• [Task objective] Every entry below must be repeated exactly; skip the pictures.

▼

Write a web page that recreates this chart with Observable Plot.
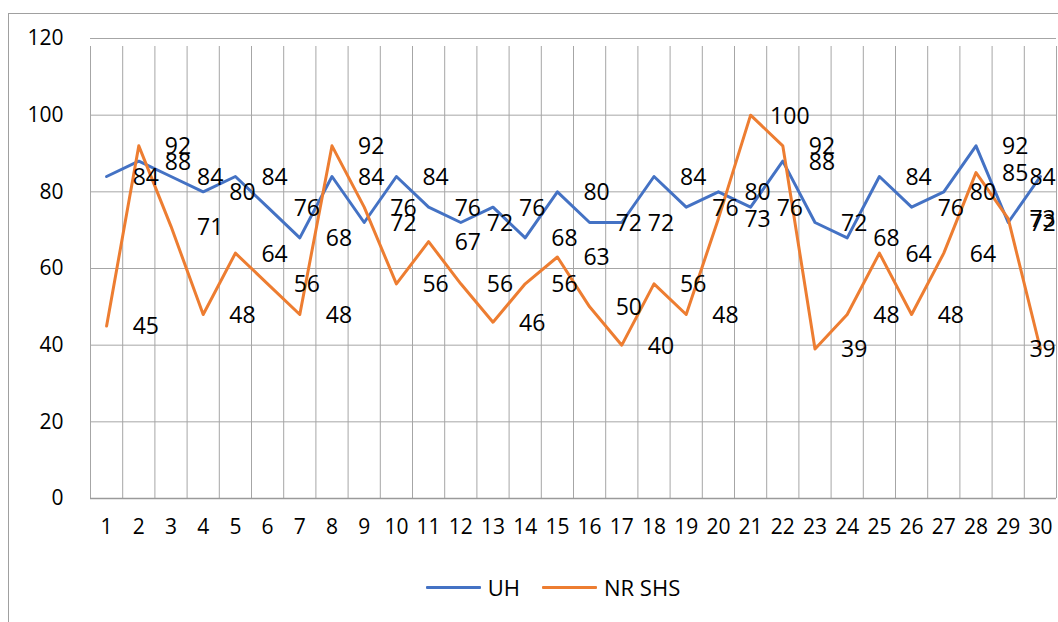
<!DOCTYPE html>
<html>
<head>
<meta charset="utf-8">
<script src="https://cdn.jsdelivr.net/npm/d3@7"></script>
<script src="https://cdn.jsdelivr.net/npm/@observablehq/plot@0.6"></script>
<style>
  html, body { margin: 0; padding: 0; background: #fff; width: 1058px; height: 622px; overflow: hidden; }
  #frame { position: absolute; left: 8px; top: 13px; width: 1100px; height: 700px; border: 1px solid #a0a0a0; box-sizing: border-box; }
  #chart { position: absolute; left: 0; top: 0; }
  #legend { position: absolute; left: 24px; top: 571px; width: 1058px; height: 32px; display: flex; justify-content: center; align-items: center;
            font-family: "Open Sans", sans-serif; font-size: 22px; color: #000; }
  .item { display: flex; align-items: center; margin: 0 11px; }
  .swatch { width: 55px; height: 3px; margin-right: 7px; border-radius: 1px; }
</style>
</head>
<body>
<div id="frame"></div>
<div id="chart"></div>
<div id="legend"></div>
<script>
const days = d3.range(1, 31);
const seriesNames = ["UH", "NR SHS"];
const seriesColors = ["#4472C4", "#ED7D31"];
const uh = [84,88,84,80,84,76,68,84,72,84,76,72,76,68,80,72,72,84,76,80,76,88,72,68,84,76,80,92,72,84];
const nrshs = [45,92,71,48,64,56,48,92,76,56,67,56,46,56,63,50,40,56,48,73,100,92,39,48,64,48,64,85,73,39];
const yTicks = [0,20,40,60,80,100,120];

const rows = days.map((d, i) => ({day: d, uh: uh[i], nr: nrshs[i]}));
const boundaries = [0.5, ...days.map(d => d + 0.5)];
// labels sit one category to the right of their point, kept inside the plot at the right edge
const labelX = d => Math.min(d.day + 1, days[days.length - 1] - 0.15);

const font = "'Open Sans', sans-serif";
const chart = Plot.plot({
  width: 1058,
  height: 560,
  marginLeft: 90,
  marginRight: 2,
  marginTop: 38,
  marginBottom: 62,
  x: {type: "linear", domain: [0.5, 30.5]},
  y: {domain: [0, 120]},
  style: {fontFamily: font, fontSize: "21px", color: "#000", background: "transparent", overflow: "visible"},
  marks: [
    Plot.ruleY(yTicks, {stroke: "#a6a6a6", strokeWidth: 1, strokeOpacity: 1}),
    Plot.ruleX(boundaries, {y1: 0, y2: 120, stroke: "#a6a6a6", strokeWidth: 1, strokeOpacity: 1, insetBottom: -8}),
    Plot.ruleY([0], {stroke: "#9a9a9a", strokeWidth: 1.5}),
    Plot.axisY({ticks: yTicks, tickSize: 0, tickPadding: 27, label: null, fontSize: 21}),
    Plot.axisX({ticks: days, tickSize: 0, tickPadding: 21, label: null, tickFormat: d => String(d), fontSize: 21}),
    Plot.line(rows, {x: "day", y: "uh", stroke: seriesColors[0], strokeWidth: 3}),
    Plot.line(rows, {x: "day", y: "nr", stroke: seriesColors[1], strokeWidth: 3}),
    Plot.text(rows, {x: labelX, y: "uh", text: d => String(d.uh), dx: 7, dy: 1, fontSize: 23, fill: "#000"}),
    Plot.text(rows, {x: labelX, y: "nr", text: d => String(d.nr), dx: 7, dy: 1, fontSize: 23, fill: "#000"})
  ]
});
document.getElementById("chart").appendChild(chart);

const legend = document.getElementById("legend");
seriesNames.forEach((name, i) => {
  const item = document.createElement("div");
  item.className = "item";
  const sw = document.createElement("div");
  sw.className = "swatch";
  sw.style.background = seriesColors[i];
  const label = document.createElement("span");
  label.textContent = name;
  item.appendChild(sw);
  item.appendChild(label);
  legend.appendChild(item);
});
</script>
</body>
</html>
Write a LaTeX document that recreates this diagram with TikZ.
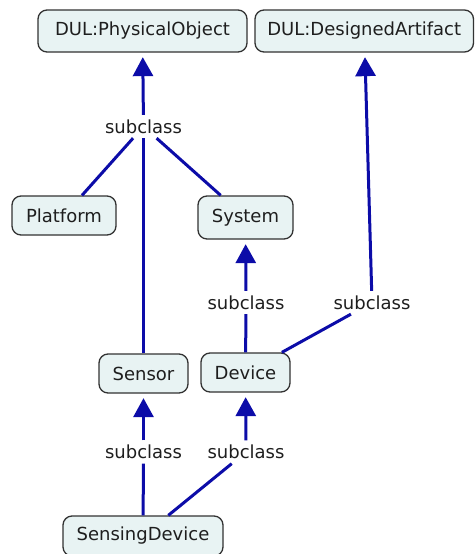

▲

• [Task answer]
Write a web page that recreates this chart with Observable Plot.
<!DOCTYPE html>
<html>
<head>
<meta charset="utf-8">
<script src="https://cdn.jsdelivr.net/npm/d3@7"></script>
<script src="https://cdn.jsdelivr.net/npm/@observablehq/plot@0.6"></script>
<style>
  html, body { margin: 0; padding: 0; background: #fff; width: 1058px; height: 622px; overflow: hidden; }
  #frame { position: absolute; left: 8px; top: 13px; width: 1100px; height: 700px; border: 1px solid #a0a0a0; box-sizing: border-box; }
  #chart { position: absolute; left: 0; top: 0; }
  #legend { position: absolute; left: 24px; top: 571px; width: 1058px; height: 32px; display: flex; justify-content: center; align-items: center;
            font-family: "Open Sans", sans-serif; font-size: 22px; color: #000; }
  .item { display: flex; align-items: center; margin: 0 11px; }
  .swatch { width: 55px; height: 3px; margin-right: 7px; border-radius: 1px; }
</style>
</head>
<body>
<div id="frame"></div>
<div id="chart"></div>
<div id="legend"></div>
<script>
const days = d3.range(1, 31);
const seriesNames = ["UH", "NR SHS"];
const seriesColors = ["#4472C4", "#ED7D31"];
const uh = [84,88,84,80,84,76,68,84,72,84,76,72,76,68,80,72,72,84,76,80,76,88,72,68,84,76,80,92,72,84];
const nrshs = [45,92,71,48,64,56,48,92,76,56,67,56,46,56,63,50,40,56,48,73,100,92,39,48,64,48,64,85,73,39];
const yTicks = [0,20,40,60,80,100,120];

const rows = days.map((d, i) => ({day: d, uh: uh[i], nr: nrshs[i]}));
const boundaries = [0.5, ...days.map(d => d + 0.5)];
// labels sit one category to the right of their point, kept inside the plot at the right edge
const labelX = d => Math.min(d.day + 1, days[days.length - 1] - 0.15);

const font = "'Open Sans', sans-serif";
const chart = Plot.plot({
  width: 1058,
  height: 560,
  marginLeft: 90,
  marginRight: 2,
  marginTop: 38,
  marginBottom: 62,
  x: {type: "linear", domain: [0.5, 30.5]},
  y: {domain: [0, 120]},
  style: {fontFamily: font, fontSize: "21px", color: "#000", background: "transparent", overflow: "visible"},
  marks: [
    Plot.ruleY(yTicks, {stroke: "#a6a6a6", strokeWidth: 1, strokeOpacity: 1}),
    Plot.ruleX(boundaries, {y1: 0, y2: 120, stroke: "#a6a6a6", strokeWidth: 1, strokeOpacity: 1, insetBottom: -8}),
    Plot.ruleY([0], {stroke: "#9a9a9a", strokeWidth: 1.5}),
    Plot.axisY({ticks: yTicks, tickSize: 0, tickPadding: 27, label: null, fontSize: 21}),
    Plot.axisX({ticks: days, tickSize: 0, tickPadding: 21, label: null, tickFormat: d => String(d), fontSize: 21}),
    Plot.line(rows, {x: "day", y: "uh", stroke: seriesColors[0], strokeWidth: 3}),
    Plot.line(rows, {x: "day", y: "nr", stroke: seriesColors[1], strokeWidth: 3}),
    Plot.text(rows, {x: labelX, y: "uh", text: d => String(d.uh), dx: 7, dy: 1, fontSize: 23, fill: "#000"}),
    Plot.text(rows, {x: labelX, y: "nr", text: d => String(d.nr), dx: 7, dy: 1, fontSize: 23, fill: "#000"})
  ]
});
document.getElementById("chart").appendChild(chart);

const legend = document.getElementById("legend");
seriesNames.forEach((name, i) => {
  const item = document.createElement("div");
  item.className = "item";
  const sw = document.createElement("div");
  sw.className = "swatch";
  sw.style.background = seriesColors[i];
  const label = document.createElement("span");
  label.textContent = name;
  item.appendChild(sw);
  item.appendChild(label);
  legend.appendChild(item);
});
</script>
</body>
</html>
Write a LaTeX document that recreates this diagram with TikZ.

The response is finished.